German finance minister Klingbeil has mentioned he is planning to increase 2025 government investment in the country to E110bln according to Reuters. While current net issuance estimates are a bit unclear against the background of 2025 budget details still to be announced, the comments point towards cash needs in Germany potentially ramping up quicker than anticipated.

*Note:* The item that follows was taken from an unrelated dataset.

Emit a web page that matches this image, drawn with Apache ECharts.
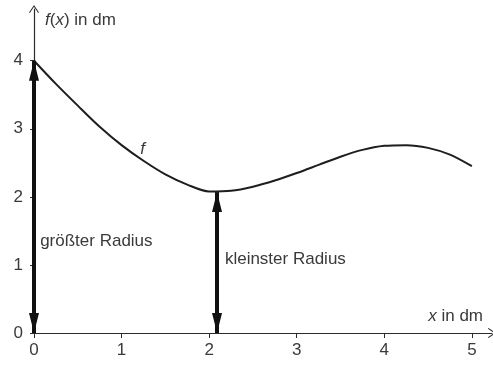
<!DOCTYPE html>
<html>
<head>
<meta charset="utf-8">
<script src="https://cdn.jsdelivr.net/npm/echarts@6/dist/echarts.min.js"></script>
<style>
  html, body { margin: 0; padding: 0; background: #fff; }
  #chart { width: 493px; height: 366px; }
</style>
</head>
<body>
<div id="chart"></div>
<script>
// Curve f(x): sampled points (x in dm, f(x) in dm)
const xValues = [0, 0.25, 0.5, 0.75, 1.0, 1.25, 1.5, 1.75, 2.0, 2.25, 2.5, 2.75, 3.0, 3.25, 3.5, 3.75, 4.0, 4.25, 4.5, 4.75, 5.0];
const fValues = [4.0, 3.66, 3.34, 3.03, 2.76, 2.53, 2.33, 2.18, 2.08, 2.09, 2.15, 2.24, 2.35, 2.47, 2.59, 2.69, 2.75, 2.76, 2.72, 2.62, 2.45];

// Tick labels on both axes
const xTicks = [0, 1, 2, 3, 4, 5];
const yTicks = [0, 1, 2, 3, 4];

// Radius arrows: [x, top value]
const largestRadius = [0, 4.0];
const smallestRadius = [2.09, 2.07];

const FONT = 'Liberation Sans, Arial, sans-serif';
const TEXT = '#3a3a3a';
const AXIS = '#2a2a2a';

// open chevron arrow head for the axis ends
const chevron = 'path://M0,0 L6,9 L5,9.8 L0,2.3 L-5,9.8 L-6,9 Z';
// solid triangular head whose tip sits at the centre of its box
// (the second, empty sub-path only pads the box on the outer side)
const solidHead = 'path://M0,20 L5,40 L-5,40 Z M0,0 L0,0 Z';

const chart = echarts.init(document.getElementById('chart'));

chart.setOption({
  animation: false,
  backgroundColor: '#fff',
  grid: { left: 34, top: 9, width: 458, height: 324, containLabel: false },
  xAxis: {
    type: 'value', min: 0, max: 5.23,
    axisLine: { show: true, onZero: false, lineStyle: { color: AXIS, width: 1.2 },
      symbol: ['none', chevron], symbolSize: [10, 10] },
    axisTick: { show: true, customValues: xTicks, length: 5, lineStyle: { color: AXIS, width: 1 } },
    axisLabel: { customValues: xTicks, color: TEXT, fontFamily: FONT, fontSize: 17, margin: 9 },
    splitLine: { show: false }
  },
  yAxis: {
    type: 'value', min: 0, max: 4.76,
    axisLine: { show: true, onZero: false, lineStyle: { color: AXIS, width: 1.2 },
      symbol: ['none', chevron], symbolSize: [10, 10] },
    axisTick: { show: true, customValues: yTicks, length: 4, lineStyle: { color: AXIS, width: 1 } },
    axisLabel: { customValues: yTicks, color: TEXT, fontFamily: FONT, fontSize: 17, margin: 11 },
    splitLine: { show: false }
  },
  series: [{
    type: 'line',
    data: xValues.map((x, i) => [x, fValues[i]]),
    smooth: 0.3,
    showSymbol: false,
    lineStyle: { color: '#1e1e1e', width: 2 },
    z: 3,
    markLine: {
      silent: true,
      symbol: [solidHead, solidHead],
      symbolSize: [10, 40],
      lineStyle: { color: '#111', width: 4, type: 'solid' },
      label: { show: false },
      data: [
        [{ coord: [largestRadius[0], 0] }, { coord: [largestRadius[0], largestRadius[1]] }],
        [{ coord: [smallestRadius[0], 0] }, { coord: [smallestRadius[0], smallestRadius[1]] }]
      ]
    },
    markPoint: {
      silent: true,
      symbol: 'circle', symbolSize: 0,
      data: [
        { coord: [1.24, 2.70], label: { formatter: 'f', fontStyle: 'italic' } },
        { coord: [0.07, 1.35], label: { formatter: 'größter Radius', align: 'left' } },
        { coord: [2.18, 1.08], label: { formatter: 'kleinster Radius', align: 'left' } }
      ],
      label: { show: true, position: 'inside', color: TEXT, fontFamily: FONT, fontSize: 17 }
    }
  }],
  graphic: [
    {
      type: 'text', left: 45, top: 12,
      style: {
        text: '{i|f}({i|x}) in dm',
        rich: { i: { fontStyle: 'italic', fontFamily: FONT, fontSize: 17, fill: TEXT } },
        font: '17px ' + FONT, fill: TEXT
      }
    },
    {
      type: 'text', right: 10, top: 308,
      style: {
        text: '{i|x} in dm',
        rich: { i: { fontStyle: 'italic', fontFamily: FONT, fontSize: 17, fill: TEXT } },
        font: '17px ' + FONT, fill: TEXT
      }
    }
  ]
});
</script>
</body>
</html>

- German government "investment" was E58.5bln in 2024. The E500mln infrastructure fund passed as part of the debt brake loosening in March is planned to be spent over 12 years - that would equate to E42bln/year on average, or E100bln when adding the two figures up. We hypothesise that at least the remaining E10bln could be classified as military spending from a debt brake / funding standpoint but flow into the government's definition of "investment" considering the figures above. Gov't officials recently commented on increasing German military spending to 5% of GDP by 2032 - 3.5% conventional and an additional 1.5% broader infrastructure which can also be used for military purposes.
- The Bundesbank noted in its last monthly report that it expects the "fiscal realignment [as] unlikely to have any impact [in 2025] due to the necessary lead time". Despite "investment" likely lagging behind currently following preliminary budget management, a pickup to E110bln in 2025 should constitute a risk towards a higher deficit / net issuance already in 2025.
- Klingbeil has previously mentioned he is looking to gain internal coalition agreement for the 2025 budget by 25 June, and parliamentary passing by mid-July ('Klingbeil Doesn't Oppose Scope For Higher NATO Spending' - May 15).
- DFA will publish its Q3 funding outlook in late June. It has flagged considerations to revive the 7y and 50y segments (potentially already in H2) on the back of the increased cash needs. In our view, 7-year Bunds would be well received but it may not be the best time to launch an ultra-long Bund given the steepening of yield curves globally.